The most obvious is that a tiny particle (I call it the micropea) smaller than a proton yet containing all the mass energy in the universe will necessarily be completely trapped in the space-time its intense and highly localized gravitational field will have wrapped around it. This would make it the mother of all black holes, except worse. It would have been perfectly stable, incapable of exploding.
A few years back some guys actually did the numbers and found that out. Cosmologists then removed the theory completely from the province of science by declaring that the micropea was actually a "physical singularity." There is no such thing in physics. They went further than that by declaring that it appeared out of nothing. Great idea. A tiny and mathematically undefinable lump of stuff spontaneously materialized out of a "nothing" and then spontaneously blew itself up. As if that isn't fanciful enough, instead of forming rubble as might be expected from a real explosion, it produced a well-structured universe.
The first time that I heard of the universe's creation from nothing was in my first grade religion class. That's what God made the universe from.
I refuse to dignify Big Bang theory with the word "science," when it is so obviously a religious concept.
Finally, you wrote, "
... Beon theory, as a science must provide us with a scientific causal explanation. Therefore, such an explanation must take into account the notion of time, space and causality. Not necessarily all three, but at least one of these postulations."
Pretty much correct, except that although it has the potential, Beon Theory is not ready to be called a science.
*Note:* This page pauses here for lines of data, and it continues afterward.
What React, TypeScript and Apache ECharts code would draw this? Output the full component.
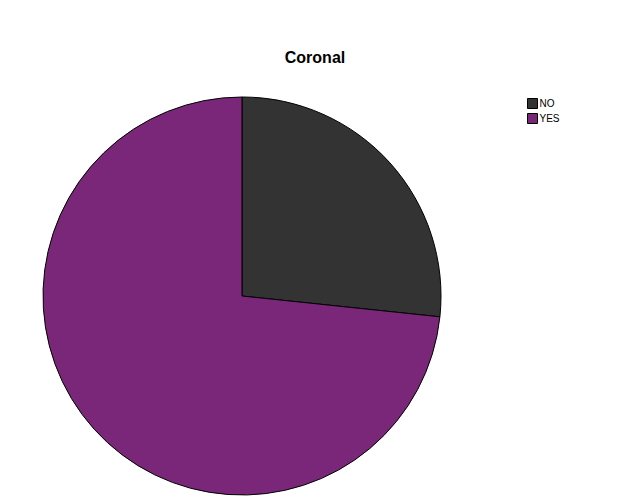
import { useEffect, useRef } from "react";
import * as echarts from "echarts";

const categories = ["NO", "YES"];
const counts = [4, 11];
const colors = ["#333333", "#7b2779"];

export default function App() {
  const ref = useRef<HTMLDivElement | null>(null);

  useEffect(() => {
    if (!ref.current) return;
    const chart = echarts.init(ref.current, null, { renderer: "svg" });
    chart.setOption({
      animation: false,
      backgroundColor: "#ffffff",
      title: {
        text: "Coronal",
        left: 310,
        top: 44,
        textAlign: "center",
        textStyle: { fontFamily: "Liberation Sans, Arial", fontSize: 16, fontWeight: "bold", color: "#000" },
      },
      legend: {
        orient: "vertical",
        left: 522,
        top: 93,
        itemWidth: 10,
        itemHeight: 10,
        itemGap: 4,
        icon: "rect",
        data: categories,
        itemStyle: { borderColor: "#000", borderWidth: 1 },
        textStyle: { fontFamily: "Liberation Sans, Arial", fontSize: 10, color: "#000", padding: [0, 0, 0, -3] },
      },
      series: [
        {
          type: "pie",
          center: [242, 296],
          radius: 199,
          startAngle: 90,
          clockwise: true,
          label: { show: false },
          labelLine: { show: false },
          emphasis: { disabled: true },
          itemStyle: { borderColor: "#000", borderWidth: 1 },
          data: categories.map((name, i) => ({ name, value: counts[i], itemStyle: { color: colors[i] } })),
        },
      ],
    });
    return () => chart.dispose();
  }, []);

  return <div ref={ref} style={{ position: "fixed", left: 0, top: 0, width: 629, height: 504 }} />;
}
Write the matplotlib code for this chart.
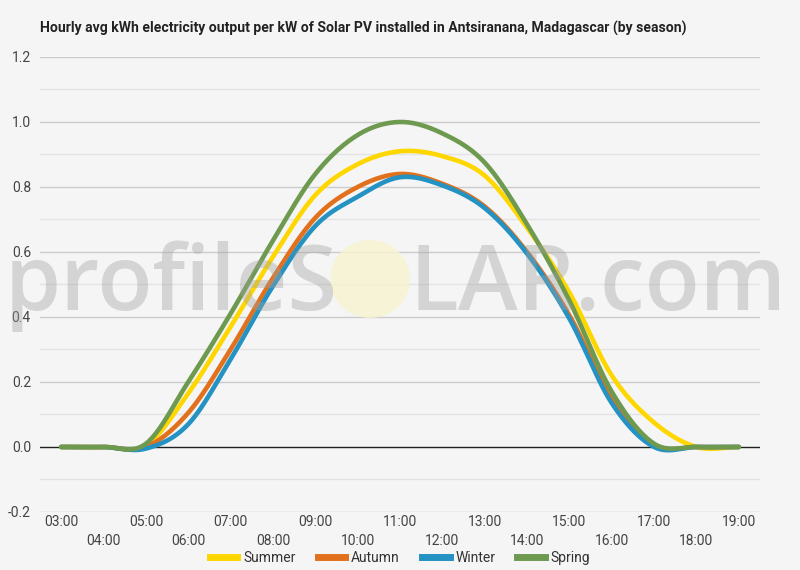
import numpy as np
import matplotlib
matplotlib.use("Agg")
import matplotlib.pyplot as plt
from matplotlib.patches import Ellipse
from matplotlib.lines import Line2D

# ---------------- data ----------------
hours = list(range(3, 20))
hour_labels = [f"{h:02d}:00" for h in hours]
summer = [0, 0, 0.005, 0.165, 0.37, 0.585, 0.775, 0.87, 0.91, 0.895, 0.835, 0.675, 0.475, 0.22, 0.075, 0, 0]
autumn = [0, 0, 0.0, 0.105, 0.30, 0.52, 0.705, 0.80, 0.84, 0.81, 0.74, 0.60, 0.405, 0.15, 0.005, 0, 0]
winter = [0, 0, -0.005, 0.07, 0.27, 0.495, 0.68, 0.77, 0.83, 0.805, 0.735, 0.595, 0.395, 0.135, 0, 0, 0]
spring = [0, 0, 0.01, 0.20, 0.41, 0.635, 0.84, 0.96, 1.0, 0.965, 0.875, 0.685, 0.45, 0.17, 0.01, 0, 0]
series_names = ["Summer", "Autumn", "Winter", "Spring"]
series_vals = [summer, autumn, winter, spring]
colors = ["#FFD700", "#E2711D", "#2492C3", "#6E9A50"]
title = "Hourly avg kWh electricity output per kW of Solar PV installed in Antsiranana, Madagascar (by season)"
y_ticks = [-0.2, 0.0, 0.2, 0.4, 0.6, 0.8, 1.0, 1.2]


def smooth(x, y, n=24):
    """Catmull-Rom rendering of a line through the given points (display only)."""
    x = np.asarray(x, float)
    y = np.asarray(y, float)
    m = np.zeros_like(y)
    m[1:-1] = (y[2:] - y[:-2]) / 2.0
    xs, ys = [], []
    for i in range(len(x) - 1):
        t = np.linspace(0, 1, n, endpoint=(i == len(x) - 2))
        h00 = 2 * t**3 - 3 * t**2 + 1
        h10 = t**3 - 2 * t**2 + t
        h01 = -2 * t**3 + 3 * t**2
        h11 = t**3 - t**2
        xs.append(x[i] + t * (x[i + 1] - x[i]))
        ys.append(h00 * y[i] + h10 * m[i] + h01 * y[i + 1] + h11 * m[i + 1])
    return np.concatenate(xs), np.concatenate(ys)


bg = "#F5F5F5"
fig = plt.figure(figsize=(8, 5.7), dpi=100, facecolor=bg)
ax = fig.add_axes([0.05, 0.1018, 0.90, 0.7982])
ax.set_facecolor(bg)

# grid
for v in np.arange(-0.1, 1.2, 0.2):
    ax.axhline(v, color="#E3E3E3", lw=1.0, zorder=0)
for v in y_ticks:
    if v != 0:
        ax.axhline(v, color="#CCCCCC", lw=1.0, zorder=0)
ax.axhline(0, color="#222222", lw=1.0, zorder=1)

for name, vals, c in zip(series_names, series_vals, colors):
    xs, ys = smooth(hours, vals)
    ax.plot(xs, ys, color=c, lw=3.3, solid_capstyle="round", zorder=3, label=name)

ax.set_xlim(2.5, 19.5)
ax.set_ylim(-0.2, 1.2)
for s in ax.spines.values():
    s.set_visible(False)

ax.set_yticks(y_ticks)
ax.set_yticklabels([f"{v:.1f}" for v in y_ticks])
ax.tick_params(axis="y", length=0, pad=6.5, labelsize=10, labelcolor="#444444")

odd = [h for h in hours if h % 2 == 1]
even = [h for h in hours if h % 2 == 0]
ax.set_xticks(odd)
ax.set_xticklabels([hour_labels[hours.index(h)] for h in odd])
ax.set_xticks(even, minor=True)
ax.set_xticklabels([hour_labels[hours.index(h)] for h in even], minor=True)
ax.tick_params(axis="x", which="major", length=0, pad=2, labelsize=10, labelcolor="#444444")
ax.tick_params(axis="x", which="minor", length=0, pad=15.5, labelsize=10, labelcolor="#444444")
for lab in ax.get_xticklabels(which="both") + ax.get_yticklabels():
    lab.set_family(["Roboto", "DejaVu Sans"])

# title
t = fig.text(40 / 800, 1 - 28 / 570, title, ha="left", va="center", fontsize=12,
             fontweight="bold", color="#222222",
             family=["Liberation Sans Narrow", "Roboto", "DejaVu Sans"])
fig.canvas.draw()
w = t.get_window_extent().width
t.set_fontsize(12 * 643 / w)

# watermark
fig.patches.append(Ellipse((370 / 800, 1 - 279 / 570), 80 / 800, 78 / 570,
                           transform=fig.transFigure, facecolor="#F8F3CF",
                           edgecolor="none", alpha=0.8, zorder=5))
wm_kw = dict(fontsize=65, color="#A0A0A0", alpha=0.38, ha="left", va="baseline",
             family=["Open Sans", "DejaVu Sans"], fontweight="semibold", zorder=6)
fig.text(5 / 800, 1 - 310 / 570, "profileS", **wm_kw)
fig.text(410 / 800, 1 - 310 / 570, "LAR.com", **wm_kw)

# legend
handles = [Line2D([], [], color=c, lw=5) for c in colors]
leg = fig.legend(handles, series_names, loc="center", bbox_to_anchor=(0.5, 1 - 558 / 570),
                 ncol=4, frameon=False, handlelength=2.0, handletextpad=0.4,
                 columnspacing=1.6, prop={"family": ["Roboto", "DejaVu Sans"], "size": 10})
for txt in leg.get_texts():
    txt.set_color("#333333")

fig.savefig("out.png", dpi=100, facecolor=bg)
Nonetheless, it has several properties that I regard as essential to any legitimate science.
1. Beon Theory hypothesizes the existence of three absolutely simple things in order to generate our universe, instead of one complex thing. This is consistent with reality, in which at least two things must interact to cause a physical event. That is part of how B.T. deals w/causality.
2. The three things still exist today, albeit in slightly modified form, and therefore are available for genuinely scientific investigation. Of the three, one is implied (space) and another (dark energy) has been detected. So yes, space is part of the theory.
3. Beon Theory includes a different concept of time as part of its explanation for the quantization of matter, and energy transfers. This component of B.T. needs the assistance of a better mathematician than I am.
BTW I appreciate your insightful inclusion of three things that need to be accounted for.